> **WHAT THIS TASK INVOLVES**
Reproduce each line of the listing exactly.

> **DATASET EXTRACT**
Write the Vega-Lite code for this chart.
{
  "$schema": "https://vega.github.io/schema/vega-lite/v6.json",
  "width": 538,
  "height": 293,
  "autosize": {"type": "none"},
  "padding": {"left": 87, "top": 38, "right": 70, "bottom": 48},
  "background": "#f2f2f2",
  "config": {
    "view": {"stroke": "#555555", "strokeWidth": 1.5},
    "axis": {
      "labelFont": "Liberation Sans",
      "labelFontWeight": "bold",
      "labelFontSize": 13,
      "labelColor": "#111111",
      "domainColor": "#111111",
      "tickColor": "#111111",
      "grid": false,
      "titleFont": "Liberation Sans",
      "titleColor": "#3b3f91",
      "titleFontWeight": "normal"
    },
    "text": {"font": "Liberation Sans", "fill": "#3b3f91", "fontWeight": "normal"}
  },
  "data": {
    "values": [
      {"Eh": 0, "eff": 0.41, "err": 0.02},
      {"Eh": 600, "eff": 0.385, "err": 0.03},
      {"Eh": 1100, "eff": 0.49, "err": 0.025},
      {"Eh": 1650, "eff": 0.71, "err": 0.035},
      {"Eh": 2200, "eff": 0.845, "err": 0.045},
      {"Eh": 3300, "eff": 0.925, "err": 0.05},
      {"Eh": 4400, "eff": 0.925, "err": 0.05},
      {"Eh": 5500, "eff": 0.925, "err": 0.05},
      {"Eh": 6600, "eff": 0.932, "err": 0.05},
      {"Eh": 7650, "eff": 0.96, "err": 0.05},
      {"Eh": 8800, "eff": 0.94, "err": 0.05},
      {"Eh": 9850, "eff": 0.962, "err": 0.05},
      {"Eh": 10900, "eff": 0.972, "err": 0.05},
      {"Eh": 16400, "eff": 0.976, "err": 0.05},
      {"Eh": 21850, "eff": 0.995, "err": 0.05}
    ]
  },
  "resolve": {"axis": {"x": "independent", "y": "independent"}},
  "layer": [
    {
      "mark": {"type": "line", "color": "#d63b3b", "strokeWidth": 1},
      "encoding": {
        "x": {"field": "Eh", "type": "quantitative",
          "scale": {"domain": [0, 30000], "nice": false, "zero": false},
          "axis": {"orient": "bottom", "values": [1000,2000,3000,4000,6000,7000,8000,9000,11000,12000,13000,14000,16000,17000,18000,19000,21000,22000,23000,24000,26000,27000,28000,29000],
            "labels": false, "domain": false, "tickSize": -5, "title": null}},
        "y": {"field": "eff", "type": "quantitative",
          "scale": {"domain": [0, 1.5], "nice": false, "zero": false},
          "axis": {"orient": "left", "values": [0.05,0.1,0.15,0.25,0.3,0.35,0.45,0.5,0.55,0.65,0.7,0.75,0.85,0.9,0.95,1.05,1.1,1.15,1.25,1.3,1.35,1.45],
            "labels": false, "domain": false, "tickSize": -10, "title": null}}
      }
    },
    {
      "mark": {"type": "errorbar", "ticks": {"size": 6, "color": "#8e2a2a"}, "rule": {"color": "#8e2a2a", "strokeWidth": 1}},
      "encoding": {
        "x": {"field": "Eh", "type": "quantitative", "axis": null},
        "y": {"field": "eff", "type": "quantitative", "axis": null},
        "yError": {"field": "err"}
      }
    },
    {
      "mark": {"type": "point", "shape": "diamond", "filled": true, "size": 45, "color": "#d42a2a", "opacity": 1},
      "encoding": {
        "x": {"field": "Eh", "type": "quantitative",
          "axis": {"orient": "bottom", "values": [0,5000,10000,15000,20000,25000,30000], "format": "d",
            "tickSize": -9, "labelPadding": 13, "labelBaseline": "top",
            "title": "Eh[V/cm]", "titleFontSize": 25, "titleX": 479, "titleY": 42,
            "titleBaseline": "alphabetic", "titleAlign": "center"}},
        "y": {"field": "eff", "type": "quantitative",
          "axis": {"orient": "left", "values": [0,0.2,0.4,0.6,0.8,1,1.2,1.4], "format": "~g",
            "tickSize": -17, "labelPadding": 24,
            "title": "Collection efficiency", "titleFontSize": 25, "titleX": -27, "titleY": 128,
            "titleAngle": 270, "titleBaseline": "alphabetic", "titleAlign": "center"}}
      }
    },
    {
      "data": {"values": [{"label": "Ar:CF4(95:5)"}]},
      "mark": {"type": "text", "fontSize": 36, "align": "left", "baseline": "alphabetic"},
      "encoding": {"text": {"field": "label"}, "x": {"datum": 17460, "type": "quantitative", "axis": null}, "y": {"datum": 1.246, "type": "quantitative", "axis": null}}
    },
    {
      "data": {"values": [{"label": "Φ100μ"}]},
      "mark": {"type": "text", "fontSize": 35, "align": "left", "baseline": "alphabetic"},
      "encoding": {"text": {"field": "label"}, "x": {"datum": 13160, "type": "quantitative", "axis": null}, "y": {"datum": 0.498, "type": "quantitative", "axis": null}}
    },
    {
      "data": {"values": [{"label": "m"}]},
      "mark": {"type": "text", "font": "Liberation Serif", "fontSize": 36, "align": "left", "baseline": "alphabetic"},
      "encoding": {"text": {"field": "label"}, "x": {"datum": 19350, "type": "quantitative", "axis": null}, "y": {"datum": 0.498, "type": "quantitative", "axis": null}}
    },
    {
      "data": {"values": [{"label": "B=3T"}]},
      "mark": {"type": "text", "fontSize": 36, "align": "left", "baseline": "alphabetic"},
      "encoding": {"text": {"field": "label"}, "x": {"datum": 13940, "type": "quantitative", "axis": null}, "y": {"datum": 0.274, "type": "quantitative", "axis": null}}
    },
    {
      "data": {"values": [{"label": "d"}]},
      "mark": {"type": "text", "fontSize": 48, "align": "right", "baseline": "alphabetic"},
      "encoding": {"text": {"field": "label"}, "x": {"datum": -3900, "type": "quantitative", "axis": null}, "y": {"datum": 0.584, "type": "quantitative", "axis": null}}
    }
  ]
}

> **REPLY**
Write the Vega-Lite code for this chart.
{
  "$schema": "https://vega.github.io/schema/vega-lite/v6.json",
  "width": 538,
  "height": 293,
  "autosize": {"type": "none"},
  "padding": {"left": 87, "top": 38, "right": 70, "bottom": 48},
  "background": "#f2f2f2",
  "config": {
    "view": {"stroke": "#555555", "strokeWidth": 1.5},
    "axis": {
      "labelFont": "Liberation Sans",
      "labelFontWeight": "bold",
      "labelFontSize": 13,
      "labelColor": "#111111",
      "domainColor": "#111111",
      "tickColor": "#111111",
      "grid": false,
      "titleFont": "Liberation Sans",
      "titleColor": "#3b3f91",
      "titleFontWeight": "normal"
    },
    "text": {"font": "Liberation Sans", "fill": "#3b3f91", "fontWeight": "normal"}
  },
  "data": {
    "values": [
      {"Eh": 0, "eff": 0.41, "err": 0.02},
      {"Eh": 600, "eff": 0.385, "err": 0.03},
      {"Eh": 1100, "eff": 0.49, "err": 0.025},
      {"Eh": 1650, "eff": 0.71, "err": 0.035},
      {"Eh": 2200, "eff": 0.845, "err": 0.045},
      {"Eh": 3300, "eff": 0.925, "err": 0.05},
      {"Eh": 4400, "eff": 0.925, "err": 0.05},
      {"Eh": 5500, "eff": 0.925, "err": 0.05},
      {"Eh": 6600, "eff": 0.932, "err": 0.05},
      {"Eh": 7650, "eff": 0.96, "err": 0.05},
      {"Eh": 8800, "eff": 0.94, "err": 0.05},
      {"Eh": 9850, "eff": 0.962, "err": 0.05},
      {"Eh": 10900, "eff": 0.972, "err": 0.05},
      {"Eh": 16400, "eff": 0.976, "err": 0.05},
      {"Eh": 21850, "eff": 0.995, "err": 0.05}
    ]
  },
  "resolve": {"axis": {"x": "independent", "y": "independent"}},
  "layer": [
    {
      "mark": {"type": "line", "color": "#d63b3b", "strokeWidth": 1},
      "encoding": {
        "x": {"field": "Eh", "type": "quantitative",
          "scale": {"domain": [0, 30000], "nice": false, "zero": false},
          "axis": {"orient": "bottom", "values": [1000,2000,3000,4000,6000,7000,8000,9000,11000,12000,13000,14000,16000,17000,18000,19000,21000,22000,23000,24000,26000,27000,28000,29000],
            "labels": false, "domain": false, "tickSize": -5, "title": null}},
        "y": {"field": "eff", "type": "quantitative",
          "scale": {"domain": [0, 1.5], "nice": false, "zero": false},
          "axis": {"orient": "left", "values": [0.05,0.1,0.15,0.25,0.3,0.35,0.45,0.5,0.55,0.65,0.7,0.75,0.85,0.9,0.95,1.05,1.1,1.15,1.25,1.3,1.35,1.45],
            "labels": false, "domain": false, "tickSize": -10, "title": null}}
      }
    },
    {
      "mark": {"type": "errorbar", "ticks": {"size": 6, "color": "#8e2a2a"}, "rule": {"color": "#8e2a2a", "strokeWidth": 1}},
      "encoding": {
        "x": {"field": "Eh", "type": "quantitative", "axis": null},
        "y": {"field": "eff", "type": "quantitative", "axis": null},
        "yError": {"field": "err"}
      }
    },
    {
      "mark": {"type": "point", "shape": "diamond", "filled": true, "size": 45, "color": "#d42a2a", "opacity": 1},
      "encoding": {
        "x": {"field": "Eh", "type": "quantitative",
          "axis": {"orient": "bottom", "values": [0,5000,10000,15000,20000,25000,30000], "format": "d",
            "tickSize": -9, "labelPadding": 13, "labelBaseline": "top",
            "title": "Eh[V/cm]", "titleFontSize": 25, "titleX": 479, "titleY": 42,
            "titleBaseline": "alphabetic", "titleAlign": "center"}},
        "y": {"field": "eff", "type": "quantitative",
          "axis": {"orient": "left", "values": [0,0.2,0.4,0.6,0.8,1,1.2,1.4], "format": "~g",
            "tickSize": -17, "labelPadding": 24,
            "title": "Collection efficiency", "titleFontSize": 25, "titleX": -27, "titleY": 128,
            "titleAngle": 270, "titleBaseline": "alphabetic", "titleAlign": "center"}}
      }
    },
    {
      "data": {"values": [{"label": "Ar:CF4(95:5)"}]},
      "mark": {"type": "text", "fontSize": 36, "align": "left", "baseline": "alphabetic"},
      "encoding": {"text": {"field": "label"}, "x": {"datum": 17460, "type": "quantitative", "axis": null}, "y": {"datum": 1.246, "type": "quantitative", "axis": null}}
    },
    {
      "data": {"values": [{"label": "Φ100μ"}]},
      "mark": {"type": "text", "fontSize": 35, "align": "left", "baseline": "alphabetic"},
      "encoding": {"text": {"field": "label"}, "x": {"datum": 13160, "type": "quantitative", "axis": null}, "y": {"datum": 0.498, "type": "quantitative", "axis": null}}
    },
    {
      "data": {"values": [{"label": "m"}]},
      "mark": {"type": "text", "font": "Liberation Serif", "fontSize": 36, "align": "left", "baseline": "alphabetic"},
      "encoding": {"text": {"field": "label"}, "x": {"datum": 19350, "type": "quantitative", "axis": null}, "y": {"datum": 0.498, "type": "quantitative", "axis": null}}
    },
    {
      "data": {"values": [{"label": "B=3T"}]},
      "mark": {"type": "text", "fontSize": 36, "align": "left", "baseline": "alphabetic"},
      "encoding": {"text": {"field": "label"}, "x": {"datum": 13940, "type": "quantitative", "axis": null}, "y": {"datum": 0.274, "type": "quantitative", "axis": null}}
    },
    {
      "data": {"values": [{"label": "d"}]},
      "mark": {"type": "text", "fontSize": 48, "align": "right", "baseline": "alphabetic"},
      "encoding": {"text": {"field": "label"}, "x": {"datum": -3900, "type": "quantitative", "axis": null}, "y": {"datum": 0.584, "type": "quantitative", "axis": null}}
    }
  ]
}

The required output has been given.